DIRECTIONS: Return only the lines running from the line with "Write the React, TypeScript" down to the line with "const yTicks: number[]", both included, exactly as they appear.

MATERIAL SUPPLIED:
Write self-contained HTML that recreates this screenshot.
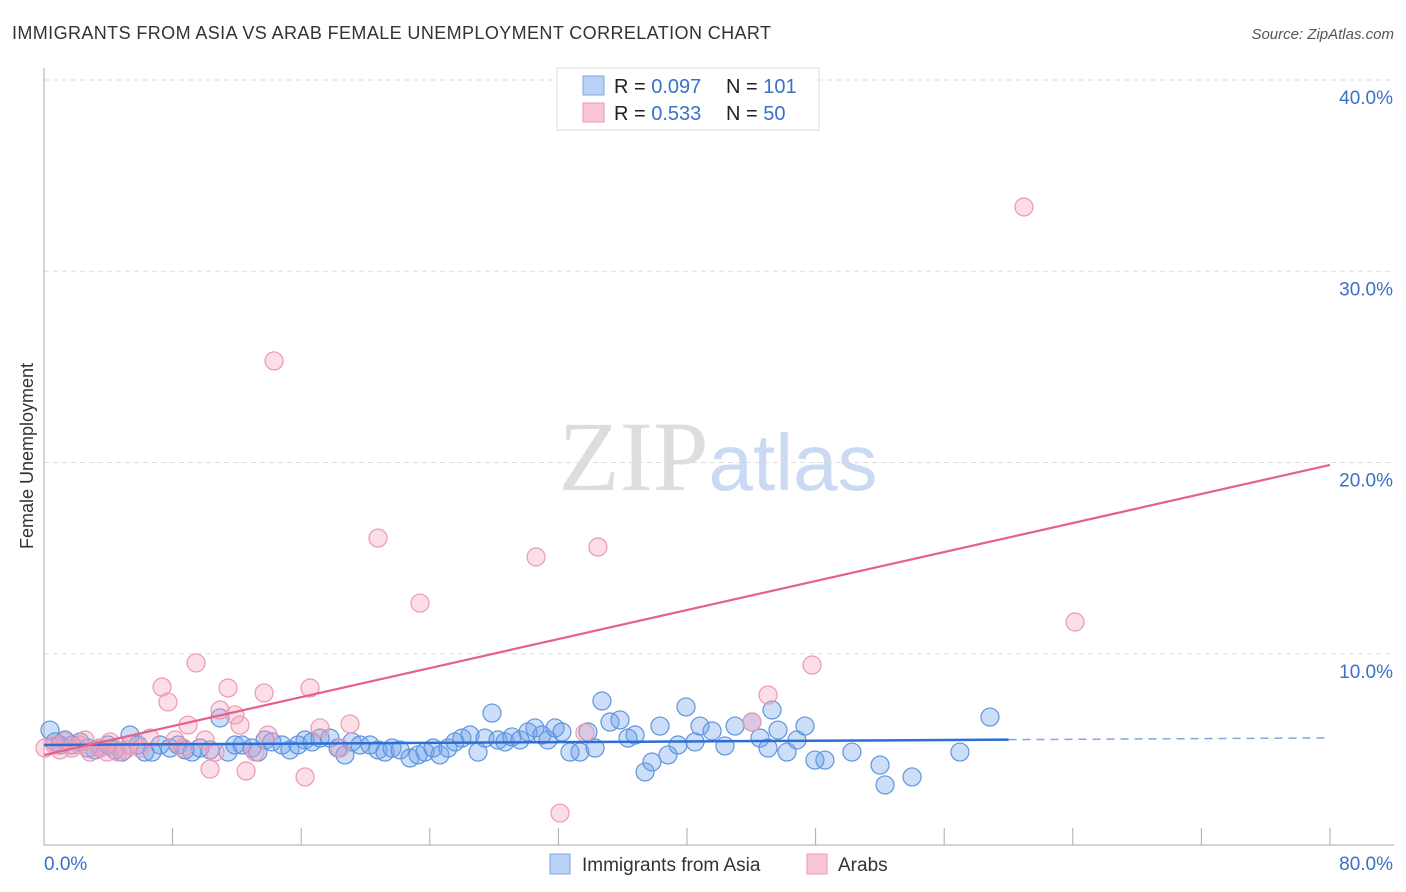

--

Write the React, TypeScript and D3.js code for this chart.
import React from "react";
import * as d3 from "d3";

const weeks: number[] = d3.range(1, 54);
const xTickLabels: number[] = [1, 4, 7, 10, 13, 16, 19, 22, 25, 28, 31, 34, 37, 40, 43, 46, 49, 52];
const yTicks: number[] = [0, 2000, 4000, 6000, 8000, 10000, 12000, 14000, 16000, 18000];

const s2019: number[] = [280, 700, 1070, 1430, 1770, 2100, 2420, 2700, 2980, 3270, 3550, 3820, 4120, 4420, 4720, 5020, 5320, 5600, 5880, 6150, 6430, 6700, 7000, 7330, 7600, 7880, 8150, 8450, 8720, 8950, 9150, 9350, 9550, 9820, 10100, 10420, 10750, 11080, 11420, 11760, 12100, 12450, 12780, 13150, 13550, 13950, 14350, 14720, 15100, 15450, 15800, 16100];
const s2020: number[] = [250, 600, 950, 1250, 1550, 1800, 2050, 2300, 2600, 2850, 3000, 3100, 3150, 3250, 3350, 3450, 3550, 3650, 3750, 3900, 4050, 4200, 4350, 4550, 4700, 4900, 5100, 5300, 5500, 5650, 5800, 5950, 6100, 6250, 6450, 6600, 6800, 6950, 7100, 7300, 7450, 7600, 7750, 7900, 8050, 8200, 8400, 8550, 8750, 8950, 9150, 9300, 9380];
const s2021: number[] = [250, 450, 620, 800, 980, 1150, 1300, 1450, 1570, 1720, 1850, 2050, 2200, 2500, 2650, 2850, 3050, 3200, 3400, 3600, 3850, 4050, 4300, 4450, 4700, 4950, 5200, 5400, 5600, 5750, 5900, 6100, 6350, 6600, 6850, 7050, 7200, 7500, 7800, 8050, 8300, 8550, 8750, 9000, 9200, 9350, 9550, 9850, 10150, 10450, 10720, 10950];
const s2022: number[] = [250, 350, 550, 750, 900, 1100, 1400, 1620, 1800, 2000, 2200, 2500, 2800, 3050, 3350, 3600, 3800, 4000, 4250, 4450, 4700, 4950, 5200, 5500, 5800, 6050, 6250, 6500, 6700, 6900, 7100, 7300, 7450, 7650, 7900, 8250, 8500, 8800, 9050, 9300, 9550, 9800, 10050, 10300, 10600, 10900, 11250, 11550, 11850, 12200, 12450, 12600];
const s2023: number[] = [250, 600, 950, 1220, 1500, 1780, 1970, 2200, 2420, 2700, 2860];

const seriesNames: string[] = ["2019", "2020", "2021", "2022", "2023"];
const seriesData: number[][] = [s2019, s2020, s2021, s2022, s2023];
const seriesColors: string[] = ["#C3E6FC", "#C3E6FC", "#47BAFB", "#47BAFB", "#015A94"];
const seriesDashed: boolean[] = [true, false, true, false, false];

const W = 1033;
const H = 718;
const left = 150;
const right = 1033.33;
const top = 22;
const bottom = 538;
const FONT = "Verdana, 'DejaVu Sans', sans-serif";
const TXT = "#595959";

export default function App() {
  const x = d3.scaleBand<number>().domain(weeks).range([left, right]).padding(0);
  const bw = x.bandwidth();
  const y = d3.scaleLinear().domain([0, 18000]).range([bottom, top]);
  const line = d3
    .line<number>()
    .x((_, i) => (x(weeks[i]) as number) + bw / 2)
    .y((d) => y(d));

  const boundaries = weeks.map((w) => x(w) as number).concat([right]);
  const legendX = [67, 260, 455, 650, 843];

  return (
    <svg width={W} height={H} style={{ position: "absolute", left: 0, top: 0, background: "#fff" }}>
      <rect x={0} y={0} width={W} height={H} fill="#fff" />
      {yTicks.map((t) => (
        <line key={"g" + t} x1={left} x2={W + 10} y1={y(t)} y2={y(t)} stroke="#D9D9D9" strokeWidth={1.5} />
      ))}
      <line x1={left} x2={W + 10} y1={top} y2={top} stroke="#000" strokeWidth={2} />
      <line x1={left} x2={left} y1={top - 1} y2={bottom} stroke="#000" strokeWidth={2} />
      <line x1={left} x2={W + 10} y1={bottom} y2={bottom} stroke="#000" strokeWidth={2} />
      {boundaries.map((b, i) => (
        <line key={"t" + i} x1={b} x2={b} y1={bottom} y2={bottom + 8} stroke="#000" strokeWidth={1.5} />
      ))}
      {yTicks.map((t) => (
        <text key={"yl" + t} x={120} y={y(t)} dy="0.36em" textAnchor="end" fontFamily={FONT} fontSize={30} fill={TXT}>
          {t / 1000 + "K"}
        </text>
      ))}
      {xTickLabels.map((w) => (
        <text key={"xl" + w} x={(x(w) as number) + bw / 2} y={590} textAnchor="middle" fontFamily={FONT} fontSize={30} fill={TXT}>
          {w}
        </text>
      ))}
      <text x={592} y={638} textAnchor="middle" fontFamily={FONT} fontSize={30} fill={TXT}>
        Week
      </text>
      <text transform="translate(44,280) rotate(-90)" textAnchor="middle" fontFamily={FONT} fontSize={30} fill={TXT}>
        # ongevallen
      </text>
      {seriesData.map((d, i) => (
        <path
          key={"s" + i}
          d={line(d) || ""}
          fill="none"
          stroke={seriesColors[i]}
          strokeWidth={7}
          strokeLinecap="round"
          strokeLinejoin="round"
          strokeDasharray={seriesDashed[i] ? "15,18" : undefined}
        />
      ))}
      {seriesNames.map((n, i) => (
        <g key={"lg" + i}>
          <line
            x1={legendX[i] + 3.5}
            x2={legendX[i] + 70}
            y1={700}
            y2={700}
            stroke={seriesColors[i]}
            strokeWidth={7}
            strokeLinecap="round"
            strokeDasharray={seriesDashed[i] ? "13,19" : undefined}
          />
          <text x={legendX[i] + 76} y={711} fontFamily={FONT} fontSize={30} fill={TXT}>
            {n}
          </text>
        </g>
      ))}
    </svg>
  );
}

RESPONSE BELOW:
Write the React, TypeScript and D3.js code for this chart.
import React from "react";
import * as d3 from "d3";

const weeks: number[] = d3.range(1, 54);
const xTickLabels: number[] = [1, 4, 7, 10, 13, 16, 19, 22, 25, 28, 31, 34, 37, 40, 43, 46, 49, 52];
const yTicks: number[] = [0, 2000, 4000, 6000, 8000, 10000, 12000, 14000, 16000, 18000];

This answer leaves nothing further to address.